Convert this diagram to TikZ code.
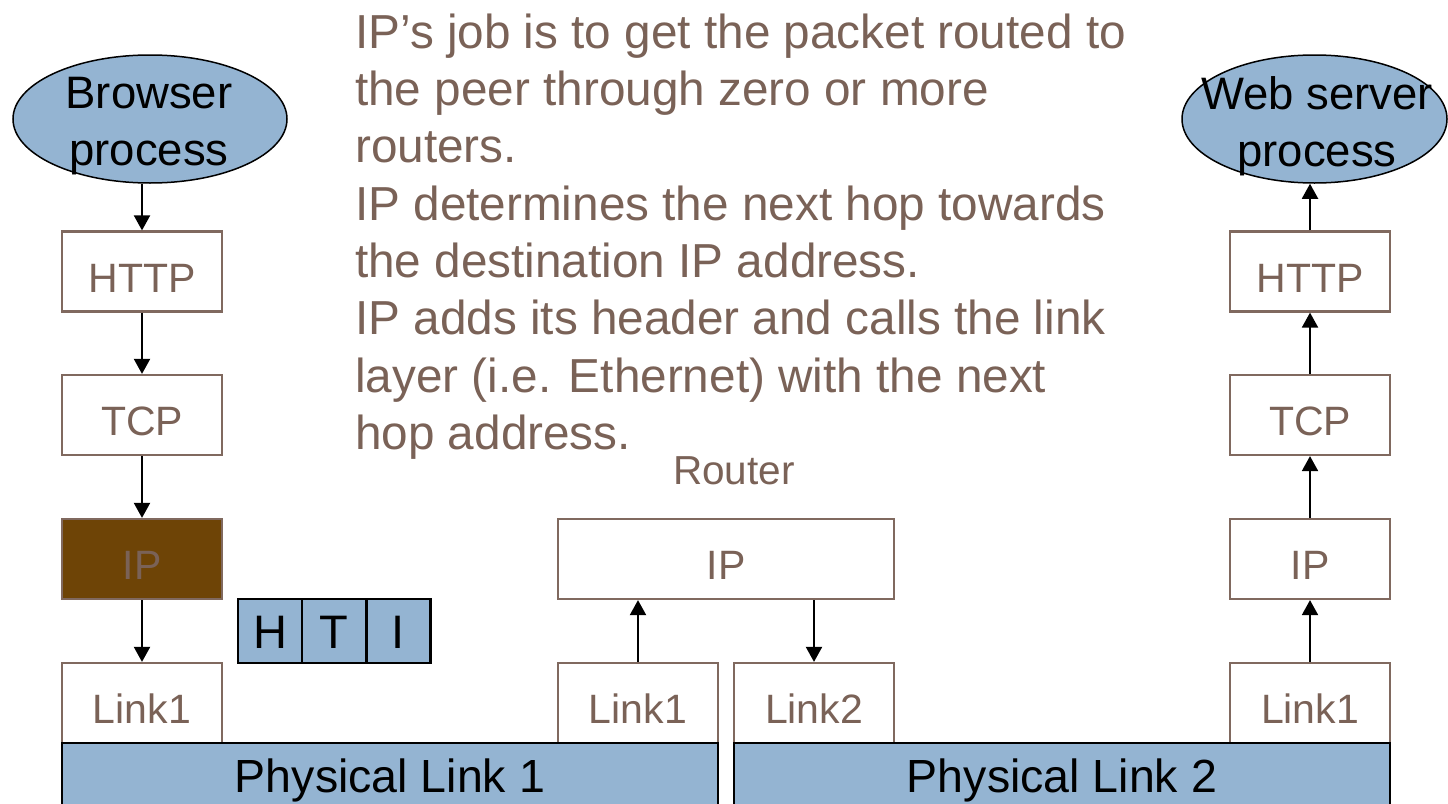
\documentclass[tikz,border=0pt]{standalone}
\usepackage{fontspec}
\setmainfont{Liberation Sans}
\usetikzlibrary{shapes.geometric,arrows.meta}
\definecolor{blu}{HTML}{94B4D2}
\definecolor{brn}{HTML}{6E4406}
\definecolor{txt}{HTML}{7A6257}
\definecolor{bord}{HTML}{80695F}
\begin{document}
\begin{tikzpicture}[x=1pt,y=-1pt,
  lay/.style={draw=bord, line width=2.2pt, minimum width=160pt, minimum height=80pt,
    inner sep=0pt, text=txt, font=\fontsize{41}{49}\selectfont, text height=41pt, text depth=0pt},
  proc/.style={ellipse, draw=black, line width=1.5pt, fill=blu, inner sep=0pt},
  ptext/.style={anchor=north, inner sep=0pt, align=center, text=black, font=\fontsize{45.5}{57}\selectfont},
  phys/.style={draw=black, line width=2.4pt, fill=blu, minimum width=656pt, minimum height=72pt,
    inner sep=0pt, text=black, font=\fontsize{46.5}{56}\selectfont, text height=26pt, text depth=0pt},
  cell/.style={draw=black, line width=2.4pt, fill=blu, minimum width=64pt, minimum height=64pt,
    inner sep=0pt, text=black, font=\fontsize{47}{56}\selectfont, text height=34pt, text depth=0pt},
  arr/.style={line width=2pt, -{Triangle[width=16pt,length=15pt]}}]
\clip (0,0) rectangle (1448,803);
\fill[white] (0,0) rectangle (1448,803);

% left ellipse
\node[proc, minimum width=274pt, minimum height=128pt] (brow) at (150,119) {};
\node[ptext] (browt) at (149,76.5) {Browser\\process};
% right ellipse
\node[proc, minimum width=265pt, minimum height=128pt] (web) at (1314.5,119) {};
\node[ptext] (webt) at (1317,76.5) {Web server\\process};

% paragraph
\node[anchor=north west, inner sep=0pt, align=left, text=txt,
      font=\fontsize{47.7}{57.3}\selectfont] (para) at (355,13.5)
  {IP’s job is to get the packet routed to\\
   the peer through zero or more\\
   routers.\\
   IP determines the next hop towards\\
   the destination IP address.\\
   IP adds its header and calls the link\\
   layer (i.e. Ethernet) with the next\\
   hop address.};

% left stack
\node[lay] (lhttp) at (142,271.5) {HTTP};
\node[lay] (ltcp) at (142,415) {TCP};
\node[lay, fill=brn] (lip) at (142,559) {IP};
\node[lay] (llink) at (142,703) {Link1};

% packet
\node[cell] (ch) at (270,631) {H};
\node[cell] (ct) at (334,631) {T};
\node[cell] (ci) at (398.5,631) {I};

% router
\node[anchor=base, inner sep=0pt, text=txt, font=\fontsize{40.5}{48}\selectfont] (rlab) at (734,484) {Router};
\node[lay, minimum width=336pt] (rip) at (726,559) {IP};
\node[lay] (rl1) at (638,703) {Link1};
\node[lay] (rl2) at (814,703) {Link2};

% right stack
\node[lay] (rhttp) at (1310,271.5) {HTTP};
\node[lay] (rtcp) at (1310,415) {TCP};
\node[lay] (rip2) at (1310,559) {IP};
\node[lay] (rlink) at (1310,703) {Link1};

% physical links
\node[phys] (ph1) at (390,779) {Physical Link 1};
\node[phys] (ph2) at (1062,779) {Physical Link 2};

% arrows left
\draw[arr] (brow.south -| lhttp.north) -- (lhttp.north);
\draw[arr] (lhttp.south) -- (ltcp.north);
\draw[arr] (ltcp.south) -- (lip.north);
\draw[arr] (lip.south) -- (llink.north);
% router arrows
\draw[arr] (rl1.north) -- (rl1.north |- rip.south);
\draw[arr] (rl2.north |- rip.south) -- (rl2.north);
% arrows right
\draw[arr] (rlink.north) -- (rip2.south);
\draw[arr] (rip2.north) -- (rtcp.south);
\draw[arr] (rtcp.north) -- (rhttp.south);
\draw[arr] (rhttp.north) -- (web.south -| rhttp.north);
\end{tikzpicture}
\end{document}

----------------

Quote, please, every line of the material above from its start through the line that has "(llink) at (142,703)", reproducing the words exactly and dropping any images.

### ANSWER TO THE PROBLEM
Convert this diagram to TikZ code.
\documentclass[tikz,border=0pt]{standalone}
\usepackage{fontspec}
\setmainfont{Liberation Sans}
\usetikzlibrary{shapes.geometric,arrows.meta}
\definecolor{blu}{HTML}{94B4D2}
\definecolor{brn}{HTML}{6E4406}
\definecolor{txt}{HTML}{7A6257}
\definecolor{bord}{HTML}{80695F}
\begin{document}
\begin{tikzpicture}[x=1pt,y=-1pt,
  lay/.style={draw=bord, line width=2.2pt, minimum width=160pt, minimum height=80pt,
    inner sep=0pt, text=txt, font=\fontsize{41}{49}\selectfont, text height=41pt, text depth=0pt},
  proc/.style={ellipse, draw=black, line width=1.5pt, fill=blu, inner sep=0pt},
  ptext/.style={anchor=north, inner sep=0pt, align=center, text=black, font=\fontsize{45.5}{57}\selectfont},
  phys/.style={draw=black, line width=2.4pt, fill=blu, minimum width=656pt, minimum height=72pt,
    inner sep=0pt, text=black, font=\fontsize{46.5}{56}\selectfont, text height=26pt, text depth=0pt},
  cell/.style={draw=black, line width=2.4pt, fill=blu, minimum width=64pt, minimum height=64pt,
    inner sep=0pt, text=black, font=\fontsize{47}{56}\selectfont, text height=34pt, text depth=0pt},
  arr/.style={line width=2pt, -{Triangle[width=16pt,length=15pt]}}]
\clip (0,0) rectangle (1448,803);
\fill[white] (0,0) rectangle (1448,803);

% left ellipse
\node[proc, minimum width=274pt, minimum height=128pt] (brow) at (150,119) {};
\node[ptext] (browt) at (149,76.5) {Browser\\process};
% right ellipse
\node[proc, minimum width=265pt, minimum height=128pt] (web) at (1314.5,119) {};
\node[ptext] (webt) at (1317,76.5) {Web server\\process};

% paragraph
\node[anchor=north west, inner sep=0pt, align=left, text=txt,
      font=\fontsize{47.7}{57.3}\selectfont] (para) at (355,13.5)
  {IP’s job is to get the packet routed to\\
   the peer through zero or more\\
   routers.\\
   IP determines the next hop towards\\
   the destination IP address.\\
   IP adds its header and calls the link\\
   layer (i.e. Ethernet) with the next\\
   hop address.};

% left stack
\node[lay] (lhttp) at (142,271.5) {HTTP};
\node[lay] (ltcp) at (142,415) {TCP};
\node[lay, fill=brn] (lip) at (142,559) {IP};
\node[lay] (llink) at (142,703) {Link1};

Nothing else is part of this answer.